Pub Date: Aug. 18th, 2009
ISBN: 978-0-312-54181-1
Publisher: Minotaur

Dueling violin aficionados disrupt Carnegie Hall.

The Grimsley Competition, held once every 13 years, offers its preteen winner a chance to play the Piccolino Stradivarius, currently valued at $8 million. Child prodigy Kamryn Vander is about to be honored when the three-quarter-sized violin is stolen from a locked room in Carnegie Hall, to the horror of the Music Arts Project group (MAP) responsible for the gala. Also on hand, but more chagrined than horrified by the failure of his plan to smash the Piccolino to smithereens, is blind curmudgeon Daniel Jacobus, who since losing out in the competition years ago has tutored aspiring musicians of dubious skills. When his pal Nathaniel, an insurance investigator, asks his help in recovering the Piccolino, Daniel agrees and drags along his newest pupil: Yumi, a green-eyed Japanese girl with several family secrets. Combining the deductive reasoning of Sherlock Holmes with the rhetorical finesse of Don Rickles, Daniel tracks the 17th-century origins of the Piccolino and the motives and whereabouts of MAP and its competitors past and present.

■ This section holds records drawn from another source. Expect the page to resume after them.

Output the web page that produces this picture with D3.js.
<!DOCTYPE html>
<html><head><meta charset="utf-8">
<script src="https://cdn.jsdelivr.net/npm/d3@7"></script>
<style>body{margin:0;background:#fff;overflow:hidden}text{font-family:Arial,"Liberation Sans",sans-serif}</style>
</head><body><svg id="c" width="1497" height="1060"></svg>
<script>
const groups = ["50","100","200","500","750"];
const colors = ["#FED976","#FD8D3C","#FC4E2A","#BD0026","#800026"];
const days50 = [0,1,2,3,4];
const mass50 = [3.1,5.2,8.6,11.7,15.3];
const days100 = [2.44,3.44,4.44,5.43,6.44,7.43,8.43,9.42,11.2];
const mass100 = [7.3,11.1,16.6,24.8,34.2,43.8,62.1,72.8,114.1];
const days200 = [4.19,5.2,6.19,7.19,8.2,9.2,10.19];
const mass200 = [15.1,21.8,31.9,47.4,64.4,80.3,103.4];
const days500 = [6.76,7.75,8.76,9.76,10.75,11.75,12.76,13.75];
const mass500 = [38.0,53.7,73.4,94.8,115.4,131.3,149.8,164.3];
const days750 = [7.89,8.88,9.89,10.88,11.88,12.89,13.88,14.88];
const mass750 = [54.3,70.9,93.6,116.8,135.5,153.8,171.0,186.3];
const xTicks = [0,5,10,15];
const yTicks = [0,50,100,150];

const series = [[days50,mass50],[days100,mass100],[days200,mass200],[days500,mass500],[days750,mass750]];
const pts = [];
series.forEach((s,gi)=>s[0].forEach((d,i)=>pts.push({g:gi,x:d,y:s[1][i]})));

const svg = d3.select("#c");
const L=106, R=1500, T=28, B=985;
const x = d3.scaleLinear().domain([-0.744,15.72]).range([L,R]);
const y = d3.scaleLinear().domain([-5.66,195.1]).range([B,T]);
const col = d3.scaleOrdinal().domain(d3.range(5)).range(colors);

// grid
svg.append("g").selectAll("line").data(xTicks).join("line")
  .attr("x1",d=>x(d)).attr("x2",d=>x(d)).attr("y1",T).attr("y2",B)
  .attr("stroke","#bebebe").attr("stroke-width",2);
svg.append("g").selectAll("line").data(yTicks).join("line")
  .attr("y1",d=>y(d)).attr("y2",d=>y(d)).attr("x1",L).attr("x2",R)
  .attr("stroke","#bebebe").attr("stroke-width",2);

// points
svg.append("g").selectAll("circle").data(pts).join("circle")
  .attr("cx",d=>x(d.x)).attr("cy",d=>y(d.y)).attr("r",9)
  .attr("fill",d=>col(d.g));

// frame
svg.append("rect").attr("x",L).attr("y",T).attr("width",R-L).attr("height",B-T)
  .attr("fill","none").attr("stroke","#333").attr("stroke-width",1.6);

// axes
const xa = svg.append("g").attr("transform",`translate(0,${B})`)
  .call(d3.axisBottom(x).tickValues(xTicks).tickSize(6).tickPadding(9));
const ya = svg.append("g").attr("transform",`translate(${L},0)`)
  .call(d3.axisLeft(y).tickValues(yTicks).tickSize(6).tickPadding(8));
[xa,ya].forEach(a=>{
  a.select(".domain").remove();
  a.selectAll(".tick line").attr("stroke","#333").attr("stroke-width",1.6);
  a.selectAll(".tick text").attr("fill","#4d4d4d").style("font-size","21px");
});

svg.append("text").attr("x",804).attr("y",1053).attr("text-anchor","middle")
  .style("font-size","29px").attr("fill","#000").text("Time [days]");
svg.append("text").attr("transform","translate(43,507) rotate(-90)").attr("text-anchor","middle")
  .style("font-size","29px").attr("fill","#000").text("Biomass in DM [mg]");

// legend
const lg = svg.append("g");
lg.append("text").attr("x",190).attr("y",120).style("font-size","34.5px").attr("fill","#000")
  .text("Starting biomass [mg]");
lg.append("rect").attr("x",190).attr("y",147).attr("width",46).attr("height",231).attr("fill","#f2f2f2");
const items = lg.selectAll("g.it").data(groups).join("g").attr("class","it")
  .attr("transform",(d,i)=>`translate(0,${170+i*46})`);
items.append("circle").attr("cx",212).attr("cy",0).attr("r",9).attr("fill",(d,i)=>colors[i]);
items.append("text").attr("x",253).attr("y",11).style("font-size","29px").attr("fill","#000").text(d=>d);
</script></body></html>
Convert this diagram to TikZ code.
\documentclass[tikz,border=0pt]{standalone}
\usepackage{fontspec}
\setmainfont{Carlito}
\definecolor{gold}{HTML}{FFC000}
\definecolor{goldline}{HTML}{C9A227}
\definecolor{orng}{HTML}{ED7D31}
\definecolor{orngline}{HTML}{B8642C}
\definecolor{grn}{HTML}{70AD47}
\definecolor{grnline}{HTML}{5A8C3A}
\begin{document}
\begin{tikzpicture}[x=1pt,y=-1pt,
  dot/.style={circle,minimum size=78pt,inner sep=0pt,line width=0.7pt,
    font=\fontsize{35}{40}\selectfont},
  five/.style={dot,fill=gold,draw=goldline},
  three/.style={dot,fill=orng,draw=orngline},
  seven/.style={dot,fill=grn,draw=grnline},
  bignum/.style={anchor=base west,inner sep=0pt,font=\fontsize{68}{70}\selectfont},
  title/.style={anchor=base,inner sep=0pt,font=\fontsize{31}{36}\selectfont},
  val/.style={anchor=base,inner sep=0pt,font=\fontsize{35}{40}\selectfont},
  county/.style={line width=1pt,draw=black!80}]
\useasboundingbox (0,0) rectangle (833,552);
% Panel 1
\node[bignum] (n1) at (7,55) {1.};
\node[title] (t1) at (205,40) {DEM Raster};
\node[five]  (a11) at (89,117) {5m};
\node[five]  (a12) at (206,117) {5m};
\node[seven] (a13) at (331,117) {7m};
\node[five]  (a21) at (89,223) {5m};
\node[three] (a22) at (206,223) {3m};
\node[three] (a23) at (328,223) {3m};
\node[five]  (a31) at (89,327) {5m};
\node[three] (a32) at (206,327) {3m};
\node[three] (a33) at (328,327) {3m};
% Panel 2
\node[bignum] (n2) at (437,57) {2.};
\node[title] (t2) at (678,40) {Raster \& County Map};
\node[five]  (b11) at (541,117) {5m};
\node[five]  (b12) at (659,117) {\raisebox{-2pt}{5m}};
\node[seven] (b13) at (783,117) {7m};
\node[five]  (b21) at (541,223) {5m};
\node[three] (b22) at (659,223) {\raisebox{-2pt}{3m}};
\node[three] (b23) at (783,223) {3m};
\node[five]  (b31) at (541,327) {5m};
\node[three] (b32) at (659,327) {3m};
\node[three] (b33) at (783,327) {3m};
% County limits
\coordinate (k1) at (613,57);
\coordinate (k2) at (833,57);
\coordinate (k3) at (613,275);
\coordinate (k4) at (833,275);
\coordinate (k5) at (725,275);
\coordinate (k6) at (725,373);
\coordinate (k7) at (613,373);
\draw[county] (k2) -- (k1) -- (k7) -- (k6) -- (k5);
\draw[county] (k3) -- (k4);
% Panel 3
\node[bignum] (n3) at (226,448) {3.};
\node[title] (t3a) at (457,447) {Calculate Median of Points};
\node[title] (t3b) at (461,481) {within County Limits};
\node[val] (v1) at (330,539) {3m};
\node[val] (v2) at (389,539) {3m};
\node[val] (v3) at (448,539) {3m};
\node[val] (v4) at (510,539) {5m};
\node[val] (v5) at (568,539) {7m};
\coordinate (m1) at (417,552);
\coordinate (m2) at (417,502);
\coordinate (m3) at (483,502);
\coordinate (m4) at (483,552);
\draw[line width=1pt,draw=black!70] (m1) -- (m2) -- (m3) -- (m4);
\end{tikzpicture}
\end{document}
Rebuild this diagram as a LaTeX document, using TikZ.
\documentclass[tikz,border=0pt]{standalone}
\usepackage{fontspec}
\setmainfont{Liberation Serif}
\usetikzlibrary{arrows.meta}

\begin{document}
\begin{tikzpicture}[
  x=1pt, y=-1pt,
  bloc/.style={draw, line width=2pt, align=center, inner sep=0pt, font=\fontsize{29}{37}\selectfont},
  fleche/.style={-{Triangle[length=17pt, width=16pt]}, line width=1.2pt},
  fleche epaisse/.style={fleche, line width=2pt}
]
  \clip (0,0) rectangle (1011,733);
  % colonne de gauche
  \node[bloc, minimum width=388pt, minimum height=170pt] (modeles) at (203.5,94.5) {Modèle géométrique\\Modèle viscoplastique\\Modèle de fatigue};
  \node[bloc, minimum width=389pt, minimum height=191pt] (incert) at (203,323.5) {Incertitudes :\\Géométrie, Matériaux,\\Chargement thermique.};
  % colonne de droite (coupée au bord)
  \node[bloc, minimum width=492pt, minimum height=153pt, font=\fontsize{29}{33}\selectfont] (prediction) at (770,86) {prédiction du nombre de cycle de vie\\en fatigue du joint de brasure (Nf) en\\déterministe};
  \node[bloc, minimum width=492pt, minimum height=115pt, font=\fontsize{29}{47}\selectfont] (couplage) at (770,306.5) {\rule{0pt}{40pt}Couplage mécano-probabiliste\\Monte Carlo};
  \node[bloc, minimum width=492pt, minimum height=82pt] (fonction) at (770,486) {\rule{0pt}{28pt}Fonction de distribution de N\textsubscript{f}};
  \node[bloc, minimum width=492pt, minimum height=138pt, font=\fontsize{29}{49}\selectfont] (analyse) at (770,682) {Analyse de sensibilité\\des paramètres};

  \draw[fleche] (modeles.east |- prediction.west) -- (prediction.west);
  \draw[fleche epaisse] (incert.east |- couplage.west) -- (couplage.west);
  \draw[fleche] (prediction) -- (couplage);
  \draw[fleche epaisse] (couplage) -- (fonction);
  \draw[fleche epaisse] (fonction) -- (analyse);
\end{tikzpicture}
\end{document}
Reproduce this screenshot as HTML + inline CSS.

Falling under suspicion himself, he sidesteps the law and the killer by fleeing to Japan, where the author unfurls dandy plot twists.

Fans of ratiocination will be pleased with Utah concertmaster Elias’ witty and acerbic debut, which is critical of the classical-music industry and so passionate about the music that you’ll run out to buy a recording of Beethoven’s Ninth, or even take up the violin.